Bölge Adliye Mahkemesinin yukarıda tarih ve sayısı belirtilen kararı ile; kadının karar tarihi itibariyle çalışmadığı, boşanma kararının kesinleşmesinden sonra çalışması iddiasının bu davada dikkate alınamayacağı, boşanma kararı verildiği tarihte çalışmayan kadının iştirak nafakası ile yükümlü kılınmasının mümkün olmadığı, boşanmakla yoksulluğa düşeceği ve kararda isabetsizlik bulunmadığı gerekçesi ile 6100 sayılı Hukuk Muhakemeleri Kanunu’nun (6100 sayılı Kanun) 353 üncü maddesinin birinci fıkrasının (b) bendinin (1) inci alt bendi gereğince istinaf başvurusunun esastan reddine karar verilmiştir.

V. TEMYİZ

A. Temyiz Yoluna Başvuranlar

Bölge Adliye Mahkemesinin yukarıda belirtilen kararına karşı süresi içinde davalı-karşı davacı erkek vekili temyiz isteminde bulunmuştur.

B. Temyiz Sebepleri

Davalı-karşı davacı erkek vekili, İlk Derece Mahkeme kararını kabul etmediklerini,kusur değerlendirilmesi, kadın yararına hükmedilen maddî ve manevî tazminat ile yoksulluk nafakası, reddedilen tazminat ile tedbir ve iştirak nafakası talepleri yönünden kararın bozulmasına karar verilmesini talep etmiştir.

C. Gerekçe

1. Uyuşmazlık ve Hukuki Nitelendirme

Uyuşmazlık, taraflarca açılan karşılıklı boşanma davasında taraflar arasında ortak hayatı temelinden sarsacak derecede ve birliğin devamında imkan vermeyecek nitelikte bir geçimsizlik bulunup bulunmadığı, geçimsizlik var ise kusurun kimden kaynaklandığı, kusur belirlemesi, nafakalar, tazminatlar noktasında toplanmaktadır.

2. İlgili Hukuk

4721 sayılı Kanun'un 4 üncü ve 6 ncı maddeleri, 166 ncı maddesinin birinci ve ikinci fıkrası, 169 uncu maddesi, 174 üncü maddesinin birinci ve ikinci fıkrası, 175 inci, 176 ncı, 182 nci, 327 nci, 328 inci ve 330 uncu maddeleri. 6100 sayılı Kanun'un 190 ıncı ve 194 üncü maddeleri, 369 uncu maddesinin birinci fıkrası ile 370 ve 371 inci maddeleri. 6098 sayılı Türk Borçlar Kanunu'nun 50 nci ve 51 inci maddeleri.

3. Değerlendirme

1.Bölge Adliye Mahkemelerinin nihai kararlarının bozulması 6100 sayılı Kanun'un 371 inci maddesinde yer alan sebeplerden birinin varlığı hâlinde mümkündür.

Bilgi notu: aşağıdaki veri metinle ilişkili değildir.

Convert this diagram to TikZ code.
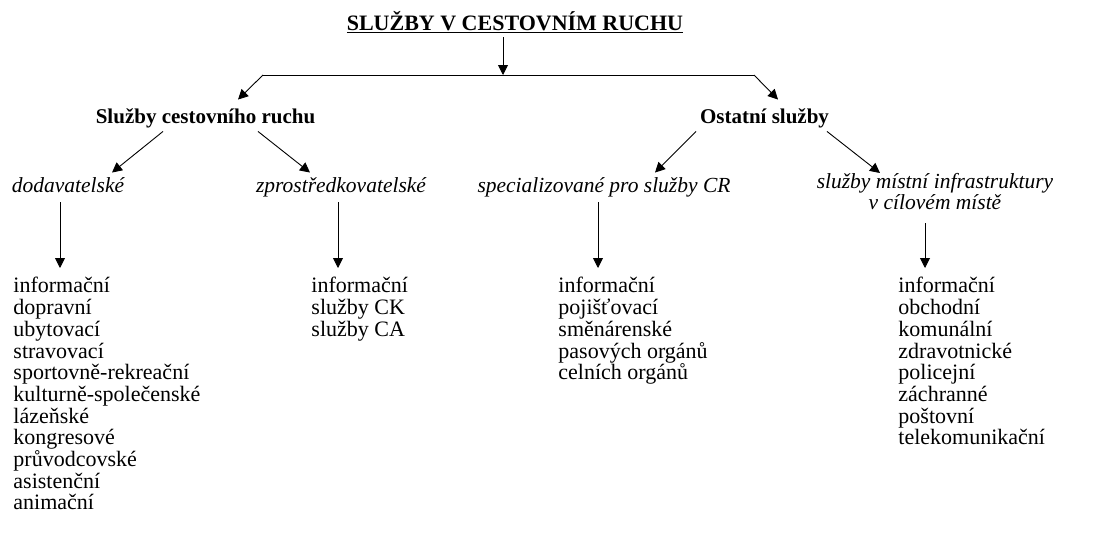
\documentclass[tikz,border=0pt]{standalone}
\usepackage{fontspec}
\setmainfont{Liberation Serif}
\usetikzlibrary{arrows.meta}
\begin{document}
\begin{tikzpicture}[x=1pt,y=-1pt,line width=0.9pt,
    arr/.style={-{Triangle[length=10pt,width=10pt]}},
    toptitle/.style={font=\fontsize{22}{26}\selectfont\bfseries,inner sep=0pt,text depth=7pt,anchor=base},
    sector/.style={font=\fontsize{21}{25}\selectfont\bfseries,inner sep=0pt,text height=23pt,text depth=8pt,anchor=base},
    kind/.style={font=\fontsize{21.5}{21}\selectfont\itshape,inner sep=0pt,text height=19pt,text depth=10pt,anchor=base},
    kindtwo/.style={font=\fontsize{21.5}{21}\selectfont\itshape,inner sep=0pt,align=center,anchor=north},
    items/.style={font=\fontsize{22}{21.7}\selectfont,inner xsep=0pt,inner ysep=9pt,align=left,anchor=north west}]
    \useasboundingbox (0,0) rectangle (1098,538);

    \node[toptitle] (top) at (515,30) {\underline{SLUŽBY V CESTOVNÍM RUCHU}};

    \node[sector] (scr) at (205.5,123) {Služby cestovního ruchu};
    \node[sector] (os) at (764.5,123) {Ostatní služby};

    \node[kind] (dod) at (68,192) {dodavatelské};
    \node[kind] (zpr) at (341,192) {zprostředkovatelské};
    \node[kind] (spc) at (604,192) {specializované pro služby CR};
    \node[kindtwo] (smi) at (935,173) {služby místní infrastruktury\\v cílovém místě};

    \node[items] (l1) at (13,268) {informační\\dopravní\\ubytovací\\stravovací\\sportovně-rekreační\\kulturně-společenské\\lázeňské\\kongresové\\průvodcovské\\asistenční\\animační};
    \node[items] (l2) at (311,268) {informační\\služby CK\\služby CA};
    \node[items] (l3) at (558,268) {informační\\pojišťovací\\směnárenské\\pasových orgánů\\celních orgánů};
    \node[items] (l4) at (898,268) {informační\\obchodní\\komunální\\zdravotnické\\policejní\\záchranné\\poštovní\\telekomunikační};

    % rozdeleni
    \coordinate (hl) at (263,75);
    \coordinate (hr) at (754,75);
    \coordinate (split) at (503,75);
    \draw[arr] (top.south -| split) -- (split);
    \draw (hl) -- (hr);
    \draw[arr] (hl) -- ([xshift=32.5pt]scr.north);
    \draw[arr] (hr) -- ([xshift=13.5pt]os.north);

    \draw[arr] ([xshift=-42.5pt]scr.south) -- ([xshift=44pt]dod.north);
    \draw[arr] ([xshift=52.5pt]scr.south) -- ([xshift=-31pt]zpr.north);
    \draw[arr] ([xshift=-68.5pt]os.south) -- ([xshift=51pt]spc.north);
    \draw[arr] ([xshift=62.5pt]os.south) -- ([xshift=-55pt]smi.north);

    % seznamy
    \coordinate (d1) at ([xshift=-8pt]dod.south);
    \coordinate (d2) at ([xshift=-3pt]zpr.south);
    \coordinate (d3) at ([xshift=-6pt]spc.south);
    \coordinate (d4) at ([xshift=-10pt]smi.south);
    \draw[arr] (d1) -- (d1 |- l1.north);
    \draw[arr] (d2) -- (d2 |- l2.north);
    \draw[arr] (d3) -- (d3 |- l3.north);
    \draw[arr,shorten <=13pt] (d4) -- (d4 |- l4.north);
\end{tikzpicture}
\end{document}
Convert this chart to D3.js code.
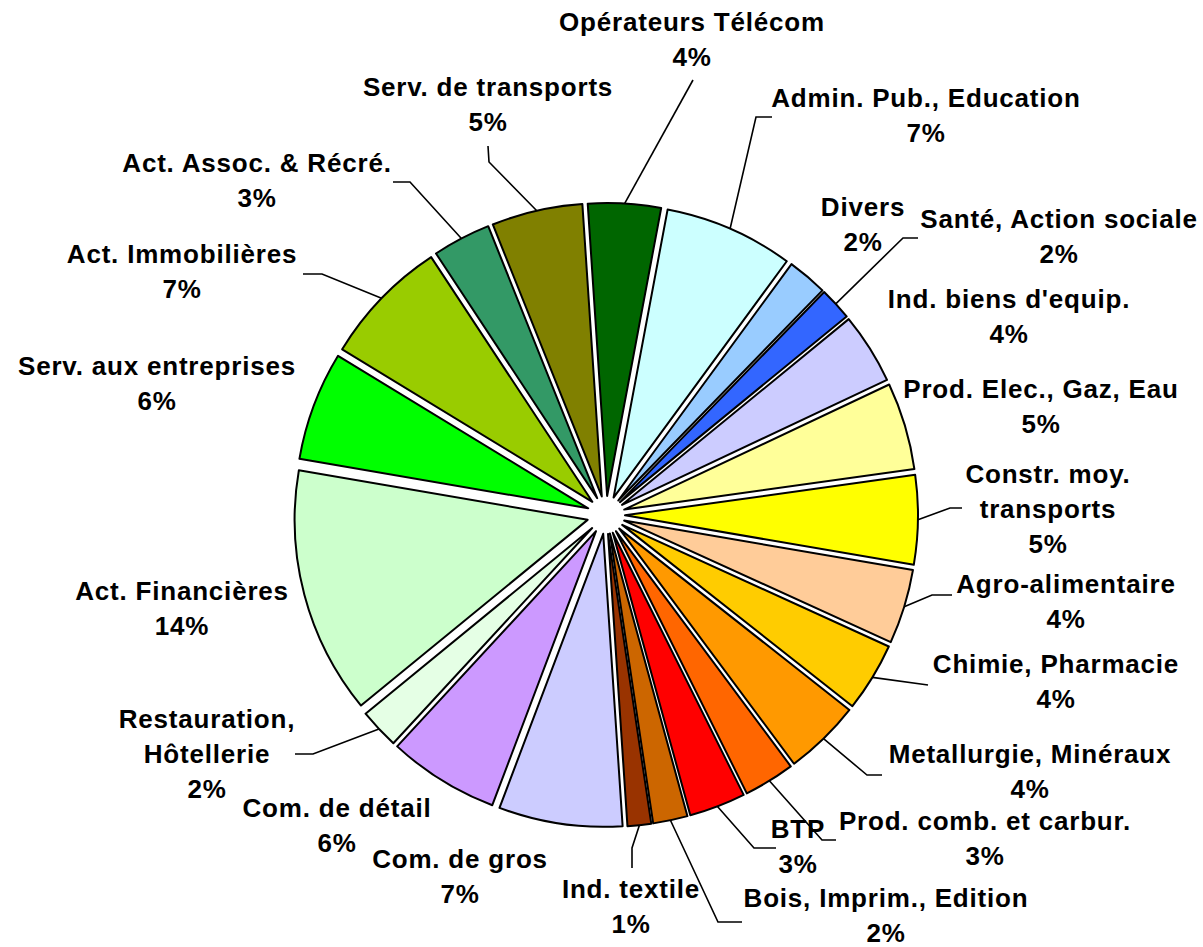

2.Temyizen incelenen karar, tarafların karşılıklı iddia ve savunmalarına, dayandıkları belgelere, uyuşmazlığa uygulanması gereken hukuk kuralları ile hukuki ilişkinin nitelendirilmesine, dava şartlarına, yargılama ve ispat kuralları ile kararda belirtilen gerekçelere göre usul ve kanuna uygun olup davalı-karşı davacı vekilince temyiz dilekçesinde ileri sürülen nedenler kararın bozulmasını gerektirecek nitelikte görülmemiştir.

VI. KARAR

Açıklanan sebeplerle;

Temyiz olunan Bölge Adliye Mahkemesi kararının 6100 sayılı Kanun'un 370 inci maddesinin birinci fıkrası uyarınca ONANMASINA,

Aşağıda yazılı temyiz giderinin temyiz edene yükletilmesine,

Dosyanın İlk Derece Mahkemesine, kararın bir örneğinin Bölge Adliye Mahkemesine gönderilmesine,21.05.2024 tarihinde oy birliğiyle karar verildi.